The exercise | Without the pictures, can you quote each line below exactly?

┄┄┄┄┄┄

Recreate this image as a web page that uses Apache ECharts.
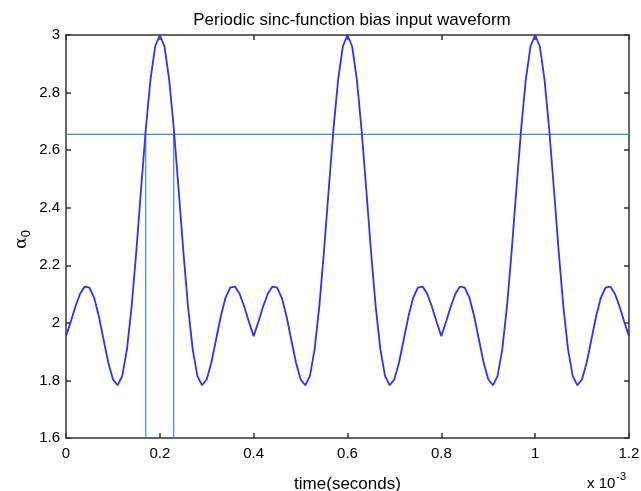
<!DOCTYPE html>
<html>
<head>
<meta charset="utf-8">
<script src="https://cdn.jsdelivr.net/npm/echarts@6/dist/echarts.min.js"></script>
<style>
    html, body { margin: 0; padding: 0; background: #fff; }
    #main { width: 641px; height: 491px; }
</style>
</head>
<body>
<div id="main"></div>
<script>
const log = console.log.bind(console)

// time axis, in units of 1e-3 s
const times = [
    0.00, 0.01, 0.02, 0.03, 0.04, 0.05, 0.06, 0.07, 0.08, 0.09,
    0.10, 0.11, 0.12, 0.13, 0.14, 0.15, 0.16, 0.17, 0.18, 0.19,
    0.20, 0.21, 0.22, 0.23, 0.24, 0.25, 0.26, 0.27, 0.28, 0.29,
    0.30, 0.31, 0.32, 0.33, 0.34, 0.35, 0.36, 0.37, 0.38, 0.39,
    0.40, 0.41, 0.42, 0.43, 0.44, 0.45, 0.46, 0.47, 0.48, 0.49,
    0.50, 0.51, 0.52, 0.53, 0.54, 0.55, 0.56, 0.57, 0.58, 0.59,
    0.60, 0.61, 0.62, 0.63, 0.64, 0.65, 0.66, 0.67, 0.68, 0.69,
    0.70, 0.71, 0.72, 0.73, 0.74, 0.75, 0.76, 0.77, 0.78, 0.79,
    0.80, 0.81, 0.82, 0.83, 0.84, 0.85, 0.86, 0.87, 0.88, 0.89,
    0.90, 0.91, 0.92, 0.93, 0.94, 0.95, 0.96, 0.97, 0.98, 0.99,
    1.00, 1.01, 1.02, 1.03, 1.04, 1.05, 1.06, 1.07, 1.08, 1.09,
    1.10, 1.11, 1.12, 1.13, 1.14, 1.15, 1.16, 1.17, 1.18, 1.19,
    1.20,
]

// alpha_0
const alpha0 = [
    1.954, 2.003, 2.056, 2.101, 2.126, 2.122, 2.087, 2.023, 1.943, 1.863,
    1.804, 1.783, 1.816, 1.909, 2.058, 2.251, 2.464, 2.671, 2.844, 2.960,
    3.000, 2.960, 2.844, 2.671, 2.464, 2.251, 2.058, 1.909, 1.816, 1.783,
    1.804, 1.863, 1.943, 2.023, 2.087, 2.122, 2.126, 2.101, 2.056, 2.003,
    1.954, 2.003, 2.056, 2.101, 2.126, 2.122, 2.087, 2.023, 1.943, 1.863,
    1.804, 1.783, 1.816, 1.909, 2.058, 2.251, 2.464, 2.671, 2.844, 2.960,
    3.000, 2.960, 2.844, 2.671, 2.464, 2.251, 2.058, 1.909, 1.816, 1.783,
    1.804, 1.863, 1.943, 2.023, 2.087, 2.122, 2.126, 2.101, 2.056, 2.003,
    1.954, 2.003, 2.056, 2.101, 2.126, 2.122, 2.087, 2.023, 1.943, 1.863,
    1.804, 1.783, 1.816, 1.909, 2.058, 2.251, 2.464, 2.671, 2.844, 2.960,
    3.000, 2.960, 2.844, 2.671, 2.464, 2.251, 2.058, 1.909, 1.816, 1.783,
    1.804, 1.863, 1.943, 2.023, 2.087, 2.122, 2.126, 2.101, 2.056, 2.003,
    1.954,
]

// threshold level and where the first peak crosses it
const refLevel = 2.655
const cutTimes = [0.170, 0.2295]

const xTicks = ['0', '0.2', '0.4', '0.6', '0.8', '1', '1.2']
const yTicks = ['1.6', '1.8', '2', '2.2', '2.4', '2.6', '2.8', '3']

const axisColor = '#333333'
const curveColor = '#2f2fff'
const refColor = '#3f88e0'
const font = 'Liberation Sans, Arial, sans-serif'

let element = document.querySelector('#main')
let myChart = echarts.init(element)

const boxAxis = (extra) => {
    let a = {
        type: 'value',
        axisLine: { show: true, onZero: false, lineStyle: { color: axisColor, width: 1.5 } },
        axisTick: { show: true, inside: true, length: 5, lineStyle: { color: axisColor, width: 1.5 } },
        splitLine: { show: false },
    }
    return Object.assign(a, extra)
}

const curve = times.map((t, i) => [t, alpha0[i]])
const hLine = [[0, refLevel], [1.2, refLevel]]
const vLines = cutTimes.map(t => [[t, 1.6], [t, refLevel]])

const option = {
    animation: false,
    backgroundColor: '#ffffff',
    title: {
        text: 'Periodic sinc-function bias input waveform',
        left: 347,
        textAlign: 'center',
        top: 7,
        textStyle: { fontFamily: font, fontSize: 17, fontWeight: 'normal', color: '#000' },
    },
    grid: { left: 66, right: 12, top: 35, bottom: 53, outerBoundsMode: 'none', containLabel: false },
    xAxis: [
        boxAxis({
            min: 0, max: 1.2, interval: 0.2, position: 'bottom',
            axisLabel: {
                margin: 8, color: '#000', fontFamily: font, fontSize: 15,
                formatter: (v) => xTicks[Math.round(v / 0.2)],
            },
            name: 'time(seconds)',
            nameLocation: 'middle',
            nameGap: 38,
            nameTextStyle: { fontFamily: font, fontSize: 17, color: '#000' },
        }),
        boxAxis({
            min: 0, max: 1.2, interval: 0.2, position: 'top',
            axisLabel: { show: false },
        }),
    ],
    yAxis: [
        boxAxis({
            min: 1.6, max: 3, interval: 0.2, position: 'left',
            axisLabel: {
                margin: 6, color: '#000', fontFamily: font, fontSize: 15,
                formatter: (v) => yTicks[Math.round((v - 1.6) / 0.2)],
            },
        }),
        boxAxis({
            min: 1.6, max: 3, interval: 0.2, position: 'right',
            axisLabel: { show: false },
        }),
    ],
    graphic: [
        {
            type: 'text',
            left: 13,
            top: 230,
            rotation: Math.PI / 2,
            style: {
                text: '{a|α}{s|0}',
                rich: {
                    a: { fontFamily: 'DejaVu Serif, serif', fontSize: 17, fill: '#000' },
                    s: { fontFamily: font, fontSize: 13, fill: '#000', padding: [10, 0, 0, 0] },
                },
            },
        },
        {
            type: 'text',
            left: 587,
            top: 471,
            style: {
                text: '{a|x 10}{s|-3}',
                rich: {
                    a: { fontFamily: font, fontSize: 15, fill: '#000', padding: [8, 0, 0, 0] },
                    s: { fontFamily: font, fontSize: 11, fill: '#000', padding: [0, 0, 6, 1] },
                },
            },
        },
    ],
    series: [
        {
            type: 'line',
            data: curve,
            showSymbol: false,
            smooth: false,
            lineStyle: { color: curveColor, width: 1.8 },
            z: 3,
        },
        {
            type: 'line',
            data: hLine,
            showSymbol: false,
            lineStyle: { color: refColor, width: 1.2 },
            z: 2,
        },
    ].concat(vLines.map(d => ({
        type: 'line',
        data: d,
        showSymbol: false,
        lineStyle: { color: refColor, width: 1.2 },
        z: 2,
    }))),
}

myChart.setOption(option)
</script>
</body>
</html>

┄┄┄┄┄┄

Worked answer |
Recreate this image as a web page that uses Apache ECharts.
<!DOCTYPE html>
<html>
<head>
<meta charset="utf-8">
<script src="https://cdn.jsdelivr.net/npm/echarts@6/dist/echarts.min.js"></script>
<style>
    html, body { margin: 0; padding: 0; background: #fff; }
    #main { width: 641px; height: 491px; }
</style>
</head>
<body>
<div id="main"></div>
<script>
const log = console.log.bind(console)

// time axis, in units of 1e-3 s
const times = [
    0.00, 0.01, 0.02, 0.03, 0.04, 0.05, 0.06, 0.07, 0.08, 0.09,
    0.10, 0.11, 0.12, 0.13, 0.14, 0.15, 0.16, 0.17, 0.18, 0.19,
    0.20, 0.21, 0.22, 0.23, 0.24, 0.25, 0.26, 0.27, 0.28, 0.29,
    0.30, 0.31, 0.32, 0.33, 0.34, 0.35, 0.36, 0.37, 0.38, 0.39,
    0.40, 0.41, 0.42, 0.43, 0.44, 0.45, 0.46, 0.47, 0.48, 0.49,
    0.50, 0.51, 0.52, 0.53, 0.54, 0.55, 0.56, 0.57, 0.58, 0.59,
    0.60, 0.61, 0.62, 0.63, 0.64, 0.65, 0.66, 0.67, 0.68, 0.69,
    0.70, 0.71, 0.72, 0.73, 0.74, 0.75, 0.76, 0.77, 0.78, 0.79,
    0.80, 0.81, 0.82, 0.83, 0.84, 0.85, 0.86, 0.87, 0.88, 0.89,
    0.90, 0.91, 0.92, 0.93, 0.94, 0.95, 0.96, 0.97, 0.98, 0.99,
    1.00, 1.01, 1.02, 1.03, 1.04, 1.05, 1.06, 1.07, 1.08, 1.09,
    1.10, 1.11, 1.12, 1.13, 1.14, 1.15, 1.16, 1.17, 1.18, 1.19,
    1.20,
]

// alpha_0
const alpha0 = [
    1.954, 2.003, 2.056, 2.101, 2.126, 2.122, 2.087, 2.023, 1.943, 1.863,
    1.804, 1.783, 1.816, 1.909, 2.058, 2.251, 2.464, 2.671, 2.844, 2.960,
    3.000, 2.960, 2.844, 2.671, 2.464, 2.251, 2.058, 1.909, 1.816, 1.783,
    1.804, 1.863, 1.943, 2.023, 2.087, 2.122, 2.126, 2.101, 2.056, 2.003,
    1.954, 2.003, 2.056, 2.101, 2.126, 2.122, 2.087, 2.023, 1.943, 1.863,
    1.804, 1.783, 1.816, 1.909, 2.058, 2.251, 2.464, 2.671, 2.844, 2.960,
    3.000, 2.960, 2.844, 2.671, 2.464, 2.251, 2.058, 1.909, 1.816, 1.783,
    1.804, 1.863, 1.943, 2.023, 2.087, 2.122, 2.126, 2.101, 2.056, 2.003,
    1.954, 2.003, 2.056, 2.101, 2.126, 2.122, 2.087, 2.023, 1.943, 1.863,
    1.804, 1.783, 1.816, 1.909, 2.058, 2.251, 2.464, 2.671, 2.844, 2.960,
    3.000, 2.960, 2.844, 2.671, 2.464, 2.251, 2.058, 1.909, 1.816, 1.783,
    1.804, 1.863, 1.943, 2.023, 2.087, 2.122, 2.126, 2.101, 2.056, 2.003,
    1.954,
]

// threshold level and where the first peak crosses it
const refLevel = 2.655
const cutTimes = [0.170, 0.2295]

const xTicks = ['0', '0.2', '0.4', '0.6', '0.8', '1', '1.2']
const yTicks = ['1.6', '1.8', '2', '2.2', '2.4', '2.6', '2.8', '3']

const axisColor = '#333333'
const curveColor = '#2f2fff'
const refColor = '#3f88e0'
const font = 'Liberation Sans, Arial, sans-serif'

let element = document.querySelector('#main')
let myChart = echarts.init(element)

const boxAxis = (extra) => {
    let a = {
        type: 'value',
        axisLine: { show: true, onZero: false, lineStyle: { color: axisColor, width: 1.5 } },
        axisTick: { show: true, inside: true, length: 5, lineStyle: { color: axisColor, width: 1.5 } },
        splitLine: { show: false },
    }
    return Object.assign(a, extra)
}

const curve = times.map((t, i) => [t, alpha0[i]])
const hLine = [[0, refLevel], [1.2, refLevel]]
const vLines = cutTimes.map(t => [[t, 1.6], [t, refLevel]])

const option = {
    animation: false,
    backgroundColor: '#ffffff',
    title: {
        text: 'Periodic sinc-function bias input waveform',
        left: 347,
        textAlign: 'center',
        top: 7,
        textStyle: { fontFamily: font, fontSize: 17, fontWeight: 'normal', color: '#000' },
    },
    grid: { left: 66, right: 12, top: 35, bottom: 53, outerBoundsMode: 'none', containLabel: false },
    xAxis: [
        boxAxis({
            min: 0, max: 1.2, interval: 0.2, position: 'bottom',
            axisLabel: {
                margin: 8, color: '#000', fontFamily: font, fontSize: 15,
                formatter: (v) => xTicks[Math.round(v / 0.2)],
            },
            name: 'time(seconds)',
            nameLocation: 'middle',
            nameGap: 38,
            nameTextStyle: { fontFamily: font, fontSize: 17, color: '#000' },
        }),
        boxAxis({
            min: 0, max: 1.2, interval: 0.2, position: 'top',
            axisLabel: { show: false },
        }),
    ],
    yAxis: [
        boxAxis({
            min: 1.6, max: 3, interval: 0.2, position: 'left',
            axisLabel: {
                margin: 6, color: '#000', fontFamily: font, fontSize: 15,
                formatter: (v) => yTicks[Math.round((v - 1.6) / 0.2)],
            },
        }),
        boxAxis({
            min: 1.6, max: 3, interval: 0.2, position: 'right',
            axisLabel: { show: false },
        }),
    ],
    graphic: [
        {
            type: 'text',
            left: 13,
            top: 230,
            rotation: Math.PI / 2,
            style: {
                text: '{a|α}{s|0}',
                rich: {
                    a: { fontFamily: 'DejaVu Serif, serif', fontSize: 17, fill: '#000' },
                    s: { fontFamily: font, fontSize: 13, fill: '#000', padding: [10, 0, 0, 0] },
                },
            },
        },
        {
            type: 'text',
            left: 587,
            top: 471,
            style: {
                text: '{a|x 10}{s|-3}',
                rich: {
                    a: { fontFamily: font, fontSize: 15, fill: '#000', padding: [8, 0, 0, 0] },
                    s: { fontFamily: font, fontSize: 11, fill: '#000', padding: [0, 0, 6, 1] },
                },
            },
        },
    ],
    series: [
        {
            type: 'line',
            data: curve,
            showSymbol: false,
            smooth: false,
            lineStyle: { color: curveColor, width: 1.8 },
            z: 3,
        },
        {
            type: 'line',
            data: hLine,
            showSymbol: false,
            lineStyle: { color: refColor, width: 1.2 },
            z: 2,
        },
    ].concat(vLines.map(d => ({
        type: 'line',
        data: d,
        showSymbol: false,
        lineStyle: { color: refColor, width: 1.2 },
        z: 2,
    }))),
}

myChart.setOption(option)
</script>
</body>
</html>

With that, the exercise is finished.